┌─ Collected data

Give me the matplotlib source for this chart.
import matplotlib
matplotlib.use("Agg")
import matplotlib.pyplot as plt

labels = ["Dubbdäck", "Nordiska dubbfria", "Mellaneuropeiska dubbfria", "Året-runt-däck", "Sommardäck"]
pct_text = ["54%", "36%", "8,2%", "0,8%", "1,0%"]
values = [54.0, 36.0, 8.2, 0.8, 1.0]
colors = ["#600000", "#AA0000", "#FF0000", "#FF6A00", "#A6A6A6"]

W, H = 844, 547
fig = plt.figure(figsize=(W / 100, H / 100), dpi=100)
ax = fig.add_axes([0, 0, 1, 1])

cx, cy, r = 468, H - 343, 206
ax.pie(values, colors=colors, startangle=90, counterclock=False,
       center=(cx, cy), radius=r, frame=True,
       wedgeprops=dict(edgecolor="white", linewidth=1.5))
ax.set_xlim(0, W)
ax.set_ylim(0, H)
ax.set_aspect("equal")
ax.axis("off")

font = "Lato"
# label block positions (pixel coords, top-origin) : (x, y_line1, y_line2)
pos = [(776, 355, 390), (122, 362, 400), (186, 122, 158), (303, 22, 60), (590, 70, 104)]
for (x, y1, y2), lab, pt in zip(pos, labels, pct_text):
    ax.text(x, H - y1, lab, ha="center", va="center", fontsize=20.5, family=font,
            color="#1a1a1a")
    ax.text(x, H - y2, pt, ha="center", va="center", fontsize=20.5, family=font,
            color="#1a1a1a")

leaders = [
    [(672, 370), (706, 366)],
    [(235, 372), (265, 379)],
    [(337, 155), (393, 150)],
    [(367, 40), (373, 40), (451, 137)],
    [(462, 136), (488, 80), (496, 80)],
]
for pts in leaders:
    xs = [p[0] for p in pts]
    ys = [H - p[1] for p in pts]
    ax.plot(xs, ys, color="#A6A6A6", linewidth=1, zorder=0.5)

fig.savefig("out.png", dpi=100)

└─

» Given exercise:
Your answer should be only a number: how many lines of the data above contain the string "matplotlib"?

» Exercise answer:
4